*Aim*
Copy each line below that includes "this".

*Recorded information*
⟨

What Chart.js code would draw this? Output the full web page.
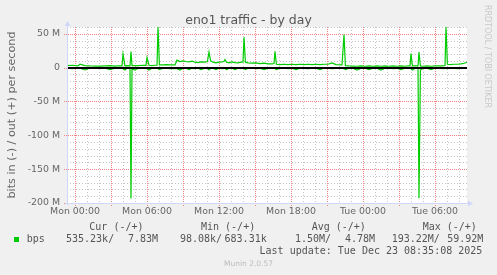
<!DOCTYPE html>
<html>
<head>
<meta charset="utf-8">
<script src="https://cdn.jsdelivr.net/npm/chart.js@4/dist/chart.umd.min.js"></script>
<style>
  body { margin: 0; background: #f0f0f0; }
  #wrap { position: relative; width: 497px; height: 275px; overflow: hidden; background: #f0f0f0; }
  #chart { position: absolute; left: 0; top: 0; }
  .t { position: absolute; white-space: pre; color: #666; }
  .mono { font: 10px/12px "DejaVu Sans Mono", monospace; color: #555; }
</style>
</head>
<body>
<div id="wrap">
  <canvas id="chart" width="497" height="275"></canvas>
  <div class="t" style="left:0;width:497px;top:11.7px;text-align:center;font:12.5px/16px 'DejaVu Sans';color:#555;">eno1 traffic - by day</div>
  <div class="t" style="left:481px;top:5px;writing-mode:vertical-rl;font:8px/12px 'DejaVu Sans';color:#c8c8c8;">RRDTOOL / TOBI OETIKER</div>

  <div class="t mono" style="left:89.3px;top:221.3px;">Cur (-/+)</div>
  <div class="t mono" style="left:201px;top:221.3px;">Min (-/+)</div>
  <div class="t mono" style="left:311.7px;top:221.3px;">Avg (-/+)</div>
  <div class="t mono" style="left:422.7px;top:221.3px;">Max (-/+)</div>

  <div style="position:absolute;left:14px;top:236.5px;width:5px;height:5px;background:#00cc00;"></div>
  <div class="t mono" style="left:26.7px;top:233.3px;">bps</div>
  <div class="t mono" style="left:66px;top:233.3px;">535.23k/</div>
  <div class="t mono" style="right:339px;top:233.3px;">7.83M</div>
  <div class="t mono" style="left:180px;top:233.3px;">98.08k/</div>
  <div class="t mono" style="right:230.3px;top:233.3px;">683.31k</div>
  <div class="t mono" style="left:295px;top:233.3px;">1.50M/</div>
  <div class="t mono" style="right:122px;top:233.3px;">4.78M</div>
  <div class="t mono" style="left:391.7px;top:233.3px;">193.22M/</div>
  <div class="t mono" style="right:13.7px;top:233.3px;">59.92M</div>

  <div class="t mono" style="right:14.7px;top:245.3px;">Last update: Tue Dec 23 08:35:08 2025</div>
  <div class="t" style="left:0;width:497px;top:259.2px;text-align:center;font:7.5px/10px 'DejaVu Sans';color:#bbb;">Munin 2.0.57</div>
</div>
<script>
// minutes since Sun 23:20 (start of the 400px window, 5 min per pixel)
const minutes = [
  0, 25, 55, 65, 90, 115, 140, 165, 190, 215, 240, 255, 275, 280, 290, 300, 315, 320, 325, 340,
  355, 380, 395, 400, 410, 425, 440, 450, 455, 462, 480, 500, 515, 540, 550, 565, 580, 595, 610, 625,
  640, 655, 670, 690, 702, 710, 718, 730, 745, 760, 775, 785, 790, 798, 810, 825, 840, 855, 870, 880,
  885, 892, 905, 925, 945, 965, 985, 1005, 1025, 1035, 1040, 1047, 1065, 1085, 1105, 1125, 1145, 1165, 1185, 1205,
  1225, 1245, 1265, 1285, 1305, 1325, 1345, 1375, 1385, 1392, 1410, 1430, 1450, 1470, 1490, 1510, 1530, 1550, 1570, 1590,
  1610, 1630, 1650, 1670, 1690, 1705, 1715, 1720, 1727, 1740, 1755, 1760, 1767, 1780, 1800, 1820, 1840, 1860, 1880, 1890,
  1895, 1902, 1915, 1935, 1955, 1970, 1985, 2000
];
// out (+), Mbit/s
const outMbps = [
  3.0, 3.5, 2.5, 5.0, 3.0, 2.5, 2.2, 2.2, 2.5, 2.8, 2.2, 2.5, 2.5, 20.0, 2.5, 2.8, 2.5, 23.7, 3.0, 3.0,
  3.0, 3.5, 3.2, 14.8, 3.5, 3.0, 3.5, 3.5, 59.9, 4.0, 4.0, 4.5, 4.0, 4.0, 11.0, 9.0, 10.0, 9.0, 8.5, 9.5,
  8.0, 7.5, 8.5, 8.0, 9.0, 23.0, 10.0, 8.0, 7.0, 8.0, 8.5, 9.0, 12.0, 8.0, 7.0, 8.5, 7.5, 7.0, 8.0, 8.0,
  45.0, 8.0, 7.0, 6.5, 7.0, 6.0, 6.5, 5.5, 5.5, 6.0, 24.0, 5.0, 4.5, 5.0, 4.5, 5.0, 4.5, 5.0, 4.5, 5.0,
  4.5, 5.0, 4.5, 5.0, 5.0, 7.0, 4.5, 4.0, 49.0, 3.0, 2.5, 2.2, 2.0, 2.5, 2.0, 2.5, 2.0, 2.5, 2.0, 2.5,
  2.0, 2.5, 2.0, 2.5, 2.0, 2.5, 2.5, 20.7, 2.5, 2.5, 2.5, 23.0, 2.5, 2.0, 2.5, 2.0, 2.5, 2.5, 2.5, 3.0,
  60.0, 5.0, 4.5, 5.0, 5.0, 5.5, 6.5, 7.8
];
// in (-), Mbit/s
const inMbps = [
  -0.8, -1.5, -0.5, -1.0, -3.5, -0.6, -1.2, -0.5, -1.0, -3.0, -0.8, -1.0, -0.8, -1.5, -3.5, -1.0, -1.0, -193.2, -2.0, -3.5,
  -1.0, -0.8, -1.0, -1.5, -3.5, -1.0, -0.5, -1.0, -1.5, -3.0, -1.0, -0.8, -1.5, -1.0, -1.5, -3.5, -1.0, -0.8, -3.0, -1.0,
  -1.5, -0.8, -3.0, -1.0, -1.0, -3.5, -1.2, -0.8, -3.0, -1.0, -1.5, -1.0, -1.0, -3.0, -0.8, -1.0, -3.0, -0.8, -1.0, -1.2,
  -1.5, -3.0, -1.0, -0.8, -1.5, -1.0, -3.0, -0.8, -1.0, -1.0, -1.5, -3.0, -1.0, -0.8, -1.5, -1.0, -3.0, -0.8, -1.0, -1.5,
  -0.8, -1.0, -3.0, -1.0, -0.8, -1.5, -1.0, -1.0, -1.5, -3.0, -1.0, -0.8, -3.5, -1.0, -0.8, -3.0, -1.0, -0.8, -3.5, -1.0,
  -0.8, -1.5, -1.0, -3.0, -0.8, -1.0, -1.0, -1.5, -3.5, -1.0, -1.0, -193.0, -3.5, -1.0, -0.8, -3.0, -1.0, -0.8, -1.5, -1.0,
  -1.0, -1.5, -0.8, -1.0, -1.5, -0.8, -1.0, -0.5
];

const xTickMinutes = [40, 400, 760, 1120, 1480, 1840];
const xTickLabels = ["Mon 00:00", "Mon 06:00", "Mon 12:00", "Mon 18:00", "Tue 00:00", "Tue 06:00"];
const yTickValues = [50, 0, -50, -100, -150, -200];
const yTickLabels = ["50 M", "0", "-50 M", "-100 M", "-150 M", "-200 M"];

const GREEN = "#00cc00";
const AXIS = "#cfd6f8";
const MINOR = "#c4c4c4";
const MAJOR = "#f08484";

const toPoints = (vals) => minutes.map((m, i) => ({ x: m, y: vals[i] }));

function dotted(ctx, x1, y1, x2, y2, color, dash) {
  ctx.strokeStyle = color;
  ctx.setLineDash(dash);
  ctx.beginPath();
  ctx.moveTo(x1, y1);
  ctx.lineTo(x2, y2);
  ctx.stroke();
}

const munin = {
  id: "munin",
  beforeDraw(chart) {
    const { ctx, chartArea: a } = chart;
    ctx.save();
    ctx.fillStyle = "#fff";
    ctx.fillRect(a.left, a.top, a.right - a.left, a.bottom - a.top);
    ctx.restore();
  },
  beforeDatasetsDraw(chart) {
    // rrdtool-style grid: grey every hour / 10 M, red every 3 h / 50 M
    const { ctx, chartArea: a, scales } = chart;
    ctx.save();
    ctx.lineWidth = 1;
    scales.x.ticks.forEach((t) => {
      const x = Math.round(scales.x.getPixelForValue(t.value)) + 0.5;
      const major = (t.value - 40) % 180 === 0;
      dotted(ctx, x, a.top, x, a.bottom + (major ? 3 : 0), major ? MAJOR : MINOR, major ? [1, 1] : [1, 2]);
    });
    scales.y.ticks.forEach((t) => {
      const y = Math.round(scales.y.getPixelForValue(t.value)) + 0.5;
      const major = t.value % 50 === 0;
      dotted(ctx, a.left - (major ? 3 : 0), y, a.right, y, major ? MAJOR : MINOR, major ? [1, 1] : [1, 2]);
    });
    ctx.restore();
  },
  afterDatasetsDraw(chart) {
    // black HRULE at 0, drawn over the data like rrdtool does
    const { ctx, chartArea: a, scales } = chart;
    const y0 = Math.round(scales.y.getPixelForValue(0));
    ctx.save();
    ctx.fillStyle = "#000";
    ctx.fillRect(a.left, y0 - 1, a.right - a.left, 2);
    ctx.restore();
  },
  afterDraw(chart) {
    const { ctx, chartArea: a } = chart;
    ctx.save();
    ctx.strokeStyle = AXIS;
    ctx.fillStyle = AXIS;
    ctx.lineWidth = 1;
    ctx.beginPath();
    ctx.moveTo(a.left + 0.5, a.bottom + 2);
    ctx.lineTo(a.left + 0.5, a.top - 4);
    ctx.moveTo(a.left - 2, a.bottom + 0.5);
    ctx.lineTo(a.right + 3, a.bottom + 0.5);
    ctx.stroke();
    ctx.beginPath();
    ctx.moveTo(a.left + 0.5, a.top - 6);
    ctx.lineTo(a.left - 2.5, a.top - 1);
    ctx.lineTo(a.left + 3.5, a.top - 1);
    ctx.fill();
    ctx.beginPath();
    ctx.moveTo(a.right + 6, a.bottom + 0.5);
    ctx.lineTo(a.right + 1, a.bottom - 2.5);
    ctx.lineTo(a.right + 1, a.bottom + 3.5);
    ctx.fill();
    ctx.restore();
  }
};

new Chart(document.getElementById("chart"), {
  type: "line",
  data: {
    datasets: [
      {
        label: "bps out",
        data: toPoints(outMbps),
        borderColor: GREEN,
        borderWidth: 1.2,
        pointRadius: 0,
        tension: 0
      },
      {
        label: "bps in",
        data: toPoints(inMbps),
        borderColor: GREEN,
        borderWidth: 1.2,
        pointRadius: 0,
        tension: 0
      }
    ]
  },
  options: {
    responsive: false,
    animation: false,
    devicePixelRatio: 1,
    layout: { padding: { left: 0, top: 27, right: 30, bottom: 52 } },
    plugins: { legend: { display: false }, tooltip: { enabled: false }, title: { display: false } },
    scales: {
      x: {
        type: "linear",
        min: 0,
        max: 2000,
        afterBuildTicks: (scale) => {
          const t = [];
          for (let v = 40; v <= 2000; v += 60) t.push({ value: v });
          scale.ticks = t;
        },
        afterFit: (scale) => { scale.height = 20; },
        ticks: {
          autoSkip: false,
          maxRotation: 0,
          minRotation: 0,
          padding: 3,
          color: "#666",
          font: { family: "DejaVu Sans", size: 9.4 },
          callback: (v) => {
            const i = xTickMinutes.indexOf(v);
            return i >= 0 ? xTickLabels[i] : "";
          }
        },
        grid: { display: false, drawTicks: false },
        border: { display: false }
      },
      y: {
        min: -200,
        max: 60,
        afterBuildTicks: (scale) => {
          const t = [];
          for (let v = -200; v <= 60; v += 10) t.push({ value: v });
          scale.ticks = t;
        },
        afterFit: (scale) => { scale.width = 67; },
        ticks: {
          autoSkip: false,
          padding: 7,
          color: "#666",
          font: { family: "DejaVu Sans", size: 9.4 },
          callback: (v) => {
            const i = yTickValues.indexOf(v);
            return i >= 0 ? yTickLabels[i] : "";
          }
        },
        grid: { display: false, drawTicks: false },
        border: { display: false },
        title: {
          display: true,
          text: "bits in (-) / out (+) per second",
          color: "#666",
          font: { family: "DejaVu Sans", size: 11.2 },
          padding: { top: 5, bottom: 0 }
        }
      }
    }
  },
  plugins: [munin]
});
</script>
</body>
</html>
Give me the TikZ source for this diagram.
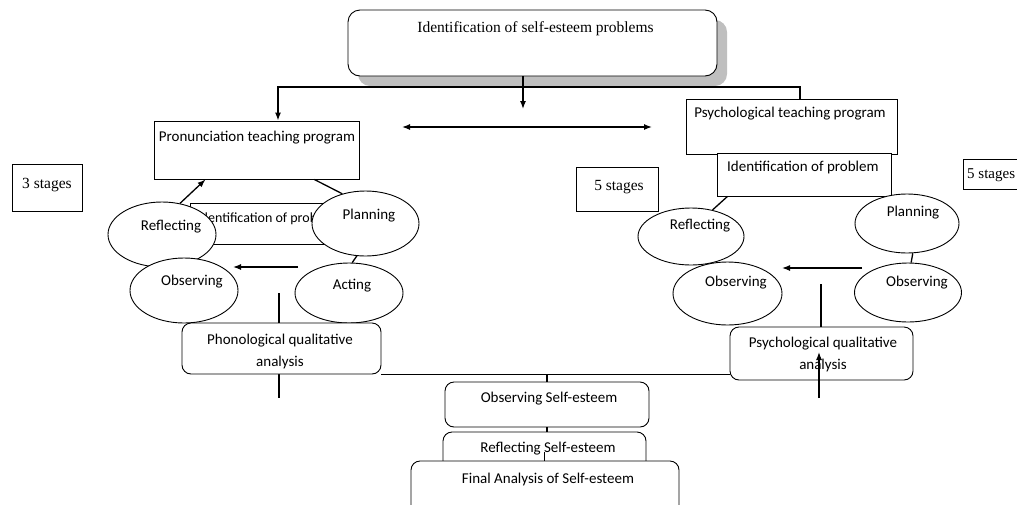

⟩

*Final result*
What Chart.js code would draw this? Output the full web page.
Give me the TikZ source for this diagram.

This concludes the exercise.